Matt Welch reflects on it after attending the former Czech president's funeral:
"Many ridiculed Havel for his words about truth and love," [Foreign Minister Karel Schwarzenberg] said. "Yet it is the essence of the human struggle. And we must never
give up that struggle….Only love makes us listen to the truth of others." This may sound like some weird fusion between hippie claptrap and Mitteleuropean navel-gazing, but there was a resonance there for the Czech ear that's worth a listen ourselves. Czech politics (like American politics, only moreso) has been a dreary back-and-forth between mostly corrupt politicos making transparently cynical claims on the "truth" since at least 1997, when Klaus was impelled to resign as prime minister after a campaign finance/privatization scandal…
But there was an important point there, one that was resurrected during the National Days of Mourning: Truth without love is like facts without context, like music without passion, like a sermon without faith.
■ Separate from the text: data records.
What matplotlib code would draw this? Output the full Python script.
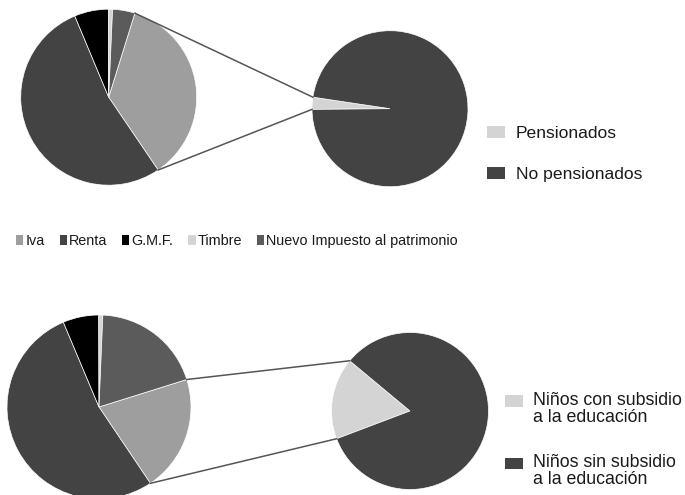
import numpy as np
import matplotlib
matplotlib.use("Agg")
import matplotlib.pyplot as plt
from matplotlib.patches import Patch, Rectangle
from matplotlib.legend_handler import HandlerPatch

# ==========================================
# 数据
# ==========================================
tax_labels = ['Iva', 'Renta', 'G.M.F.', 'Timbre', 'Nuevo Impuesto al patrimonio']
taxes_top = [35.7, 53.2, 6.3, 0.7, 4.1]
taxes_bottom = [20.4, 53.1, 6.3, 0.7, 19.5]

pension_labels = ['Pensionados', 'No pensionados']
pension_share = [2.5, 97.5]

school_labels = ['Niños con subsidio\na la educación', 'Niños sin subsidio\na la educación']
school_share = [16.8, 83.2]

# ==========================================
# 样式
# ==========================================
TAX_COLORS = ['#9e9e9e', '#434343', '#000000', '#d4d4d4', '#5b5b5b']
SUB_COLORS = ['#d4d4d4', '#434343']
LINE_COLOR = '#555555'
TEXT_COLOR = '#1a1a1a'
W, H = 685, 495

plt.rcParams['font.family'] = ['Liberation Sans', 'DejaVu Sans']
plt.rcParams['text.color'] = TEXT_COLOR


def pie_of_pie(ax, main_vals, sub_vals, main_c, main_r, main_start, sub_c, sub_r, sub_start):
    """主饼 + 子饼，主饼第一块与子饼第一块用两条线连接"""
    wp = dict(edgecolor='white', linewidth=0.5)
    w_main, _ = ax.pie(main_vals, colors=TAX_COLORS, center=main_c, radius=main_r,
                       startangle=main_start, counterclock=False, wedgeprops=wp)
    w_sub, _ = ax.pie(sub_vals, colors=SUB_COLORS, center=sub_c, radius=sub_r,
                      startangle=sub_start, counterclock=False, wedgeprops=wp)
    src, dst = w_main[0], w_sub[0]
    for a_src, a_dst in ((src.theta2, dst.theta1), (src.theta1, dst.theta2)):
        x0 = main_c[0] + main_r * np.cos(np.radians(a_src))
        y0 = main_c[1] + main_r * np.sin(np.radians(a_src))
        x1 = sub_c[0] + sub_r * np.cos(np.radians(a_dst))
        y1 = sub_c[1] + sub_r * np.sin(np.radians(a_dst))
        ax.plot([x0, x1], [y0, y1], color=LINE_COLOR, lw=1.1, zorder=5)


def raised_square(legend, orig_handle, xdescent, ydescent, width, height, fontsize):
    # 两行标签时色块对齐第一行
    return Rectangle((-xdescent, -ydescent + 0.45 * fontsize), width, height)


fig = plt.figure(figsize=(W / 100, H / 100), dpi=100)
ax = fig.add_axes([0, 0, 1, 1])

pie_of_pie(ax, taxes_top, pension_share, (108.7, 397.8), 88, 72.7, (390, 386.3), 78, 180.5)
pie_of_pie(ax, taxes_bottom, school_share, (99, 88), 92, 17.4, (410, 84), 78.5, 200.7)

ax.set_aspect('equal', adjustable='box')
ax.set_xlim(0, W)
ax.set_ylim(0, H)
ax.axis('off')

# 中间图例
tax_handles = [Patch(facecolor=c, edgecolor='none') for c in TAX_COLORS]
leg_mid = ax.legend(tax_handles, tax_labels, ncol=5, loc='center left',
                    bbox_to_anchor=(16 / W, (H - 241) / H), frameon=False,
                    fontsize=10.4, handlelength=0.5, handleheight=0.62,
                    handletextpad=0.15, columnspacing=1.03,
                    borderpad=0, borderaxespad=0)
ax.add_artist(leg_mid)

# 右上图例
pen_handles = [Patch(facecolor=c, edgecolor='none') for c in SUB_COLORS]
leg_top = ax.legend(pen_handles, pension_labels, loc='center left',
                    bbox_to_anchor=(487 / W, (H - 154) / H), frameon=False,
                    fontsize=12.6, handlelength=1.05, handleheight=0.7,
                    handletextpad=0.6, labelspacing=1.45,
                    borderpad=0, borderaxespad=0)
ax.add_artist(leg_top)

# 右下图例
sch_handles = [Patch(facecolor=c, edgecolor='none') for c in SUB_COLORS]
leg_bot = ax.legend(sch_handles, school_labels, loc='center left',
                    bbox_to_anchor=(505 / W, (H - 440) / H), frameon=False,
                    fontsize=12.8, handlelength=1.0, handleheight=0.6,
                    handletextpad=0.56, labelspacing=1.6,
                    borderpad=0, borderaxespad=0,
                    handler_map={Patch: HandlerPatch(patch_func=raised_square)})
for t in leg_bot.get_texts():
    t.set_linespacing(1.02)

fig.savefig('out.png', dpi=100)
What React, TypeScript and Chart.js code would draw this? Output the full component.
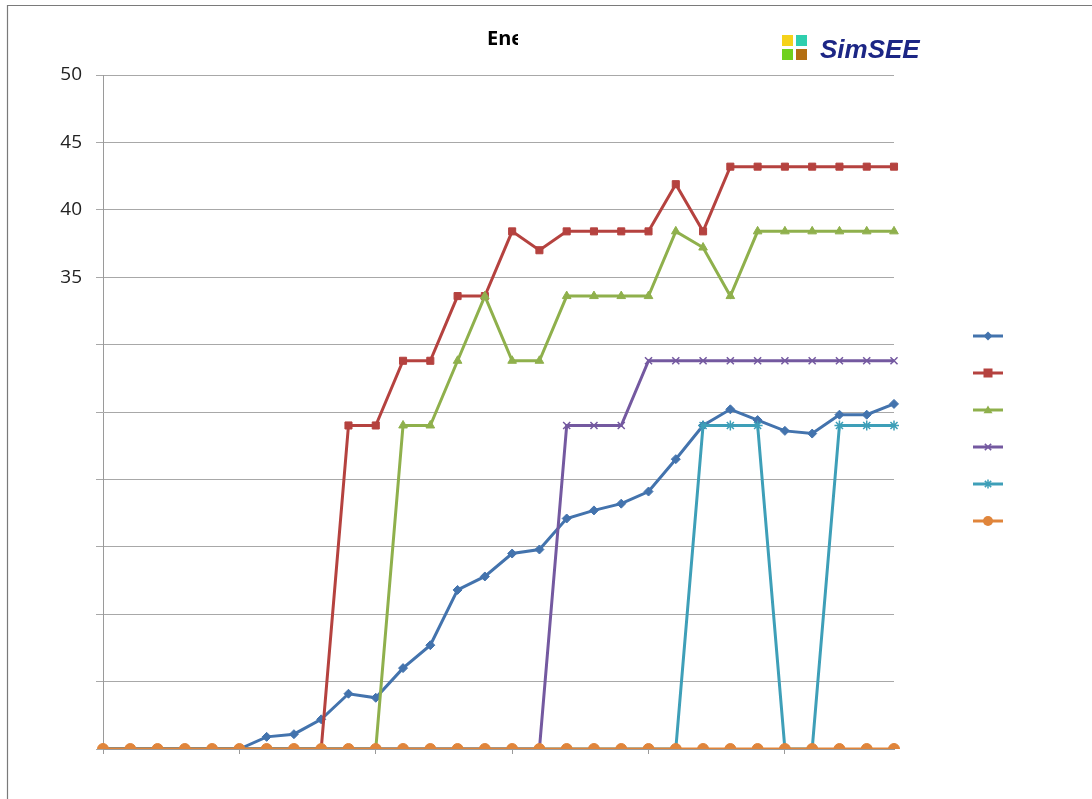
import React, { useEffect, useRef } from "react";
import { Chart, registerables } from "chart.js";

Chart.register(...registerables);

const categories: string[] = Array.from({ length: 30 }, (_, i) => String(i + 1));

const serieBlue: number[] = [0, 0, 0, 0, 0, 0, 0.9, 1.1, 2.2, 4.1, 3.8, 6.0, 7.7, 11.8, 12.8, 14.5, 14.8, 17.1, 17.7, 18.2, 19.1, 21.5, 24.0, 25.2, 24.4, 23.6, 23.4, 24.8, 24.8, 25.6];
const serieRed: number[] = [0, 0, 0, 0, 0, 0, 0, 0, 0, 24, 24, 28.8, 28.8, 33.6, 33.6, 38.4, 37.0, 38.4, 38.4, 38.4, 38.4, 41.9, 38.4, 43.2, 43.2, 43.2, 43.2, 43.2, 43.2, 43.2];
const serieGreen: number[] = [0, 0, 0, 0, 0, 0, 0, 0, 0, 0, 0, 24, 24, 28.8, 33.6, 28.8, 28.8, 33.6, 33.6, 33.6, 33.6, 38.4, 37.2, 33.6, 38.4, 38.4, 38.4, 38.4, 38.4, 38.4];
const seriePurple: number[] = [0, 0, 0, 0, 0, 0, 0, 0, 0, 0, 0, 0, 0, 0, 0, 0, 0, 24, 24, 24, 28.8, 28.8, 28.8, 28.8, 28.8, 28.8, 28.8, 28.8, 28.8, 28.8];
const serieCyan: number[] = [0, 0, 0, 0, 0, 0, 0, 0, 0, 0, 0, 0, 0, 0, 0, 0, 0, 0, 0, 0, 0, 0, 24, 24, 24, 0, 0, 24, 24, 24];
const serieOrange: number[] = [0, 0, 0, 0, 0, 0, 0, 0, 0, 0, 0, 0, 0, 0, 0, 0, 0, 0, 0, 0, 0, 0, 0, 0, 0, 0, 0, 0, 0, 0];

const yTickLabels: number[] = [50, 45, 40, 35];
const titleText = "Ene";
const logoText = "SimSEE";

const seriesDefs = [
  { data: serieBlue, color: "#4373ad", style: "rectRot", radius: 4.5 },
  { data: serieRed, color: "#b5423f", style: "rect", radius: 5 },
  { data: serieGreen, color: "#8fb04c", style: "triangle", radius: 5 },
  { data: seriePurple, color: "#7459a0", style: "crossRot", radius: 5 },
  { data: serieCyan, color: "#3e9fb8", style: "star", radius: 5 },
  { data: serieOrange, color: "#e0853b", style: "circle", radius: 5.5 },
];

function drawMarker(ctx: CanvasRenderingContext2D, style: string, x: number, y: number, r: number, color: string) {
  ctx.save();
  ctx.fillStyle = color;
  ctx.strokeStyle = color;
  ctx.lineWidth = 1.5;
  ctx.beginPath();
  if (style === "circle") {
    ctx.arc(x, y, r, 0, Math.PI * 2);
    ctx.fill();
  } else if (style === "rect") {
    ctx.fillRect(x - r, y - r, 2 * r, 2 * r);
  } else if (style === "rectRot") {
    ctx.moveTo(x, y - r);
    ctx.lineTo(x + r, y);
    ctx.lineTo(x, y + r);
    ctx.lineTo(x - r, y);
    ctx.closePath();
    ctx.fill();
  } else if (style === "triangle") {
    ctx.moveTo(x, y - r);
    ctx.lineTo(x + r, y + r * 0.7);
    ctx.lineTo(x - r, y + r * 0.7);
    ctx.closePath();
    ctx.fill();
  } else if (style === "crossRot") {
    ctx.moveTo(x - r * 0.7, y - r * 0.7);
    ctx.lineTo(x + r * 0.7, y + r * 0.7);
    ctx.moveTo(x + r * 0.7, y - r * 0.7);
    ctx.lineTo(x - r * 0.7, y + r * 0.7);
    ctx.stroke();
  } else if (style === "star") {
    ctx.moveTo(x - r * 0.7, y - r * 0.7);
    ctx.lineTo(x + r * 0.7, y + r * 0.7);
    ctx.moveTo(x + r * 0.7, y - r * 0.7);
    ctx.lineTo(x - r * 0.7, y + r * 0.7);
    ctx.moveTo(x, y - r);
    ctx.lineTo(x, y + r);
    ctx.stroke();
  }
  ctx.restore();
}

const decorPlugin = {
  id: "decor",
  afterDraw(chart: any) {
    const ctx: CanvasRenderingContext2D = chart.ctx;
    ctx.save();
    // frame
    ctx.strokeStyle = "#7a7a7a";
    ctx.lineWidth = 1.2;
    ctx.beginPath();
    ctx.moveTo(7, 5.5);
    ctx.lineTo(1092, 5.5);
    ctx.moveTo(7.5, 5);
    ctx.lineTo(7.5, 799);
    ctx.stroke();

    // title (clipped)
    ctx.save();
    ctx.beginPath();
    ctx.rect(400, 10, 118, 60);
    ctx.clip();
    ctx.fillStyle = "#000";
    ctx.font = "bold 20px 'Open Sans', sans-serif";
    ctx.textAlign = "left";
    ctx.textBaseline = "alphabetic";
    ctx.fillText(titleText, 487, 45);
    ctx.restore();

    // logo
    ctx.fillStyle = "#f5d21a";
    ctx.fillRect(782, 35, 11, 11);
    ctx.fillStyle = "#2fcfae";
    ctx.fillRect(796, 35, 11, 11);
    ctx.fillStyle = "#6fd11e";
    ctx.fillRect(782, 49, 11, 11);
    ctx.fillStyle = "#b36f13";
    ctx.fillRect(796, 49, 11, 11);
    ctx.fillStyle = "#1c2685";
    ctx.font = "italic bold 26px 'Liberation Sans', sans-serif";
    ctx.textBaseline = "alphabetic";
    ctx.fillText(logoText, 820, 58);

    // legend
    seriesDefs.forEach((s, i) => {
      const y = 336 + i * 37;
      ctx.strokeStyle = s.color;
      ctx.lineWidth = 3;
      ctx.beginPath();
      ctx.moveTo(973, y);
      ctx.lineTo(1003, y);
      ctx.stroke();
      drawMarker(ctx, s.style, 988, y, s.style === "circle" ? 5 : 4.5, s.color);
    });
    ctx.restore();
  },
};

export default function App() {
  const ref = useRef<HTMLCanvasElement | null>(null);

  useEffect(() => {
    if (!ref.current) return;
    const chart = new Chart(ref.current, {
      type: "line",
      data: {
        labels: categories,
        datasets: seriesDefs.map((s, i) => ({
          label: "",
          data: s.data,
          borderColor: s.color,
          backgroundColor: s.color,
          borderWidth: 3,
          pointStyle: s.style as any,
          pointRadius: s.radius,
          pointBorderWidth: s.style === "crossRot" || s.style === "star" ? 1.5 : 1,
          pointBackgroundColor: s.color,
          pointBorderColor: s.color,
          tension: 0,
          order: seriesDefs.length - i,
        })),
      },
      options: {
        responsive: false,
        animation: false,
        layout: { padding: { top: 75, right: 198, left: 0, bottom: 0 } },
        plugins: {
          legend: { display: false },
          title: { display: false },
          tooltip: { enabled: false },
        },
        scales: {
          x: {
            offset: false,
            grid: {
              display: true,
              drawOnChartArea: false,
              drawTicks: true,
              tickLength: 5,
              color: (c: any) => (c.index % 5 === 0 ? "#9a9a9a" : "rgba(0,0,0,0)"),
            },
            border: { display: true, color: "#9a9a9a", width: 1 },
            ticks: { display: false, autoSkip: false },
            afterFit: (s: any) => {
              s.height = 50;
            },
          },
          y: {
            min: 0,
            max: 50,
            ticks: {
              stepSize: 5,
              padding: 14,
              color: "#222",
              font: { family: "'Open Sans', sans-serif", size: 19 },
              callback: (v: any) => (yTickLabels.includes(Number(v)) ? String(v) : ""),
            },
            grid: { color: "#a8a8a8", lineWidth: 1, tickLength: 7 },
            border: { display: true, color: "#9a9a9a", width: 1 },
            afterFit: (s: any) => {
              s.width = 103;
            },
          },
        },
      },
      plugins: [decorPlugin],
    });
    return () => chart.destroy();
  }, []);

  return (
    <div style={{ position: "fixed", left: 0, top: 0, width: 1092, height: 799, background: "#fff" }}>
      <canvas ref={ref} width={1092} height={799} style={{ width: 1092, height: 799, display: "block" }} />
    </div>
  );
}
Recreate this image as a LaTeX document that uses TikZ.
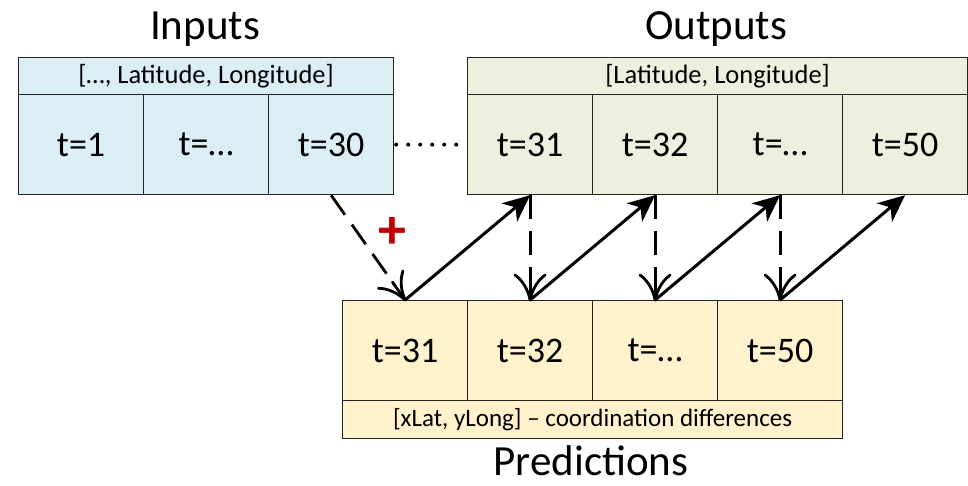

That is to say, it is finally not truth at all. Parsing words to gain momentary self-advantage at the expense of deeper understanding spreads a kind of moral rot, one that inhibits development and blunts joy.
Stefany Anne Golberg offers her own take on the importance of Havel's life:
"Today," he said in a 1994 speech in Philadelphia titled "The Need for Transcendence in the Postmodern World," "we may know immeasurably more about the universe than our ancestors did, and yet, it increasingly seems they knew something more essential about it than we do, something that escapes us. The same thing is true of nature and of ourselves."
A deeper sense of individual responsibility toward the world would only be awakened in people when they directed themselves toward some kind of higher moral authority. In other words, unity and freedom will not be achieved unless people undergo a metaphysical transformation. This is what differentiates real unity from totalitarianism.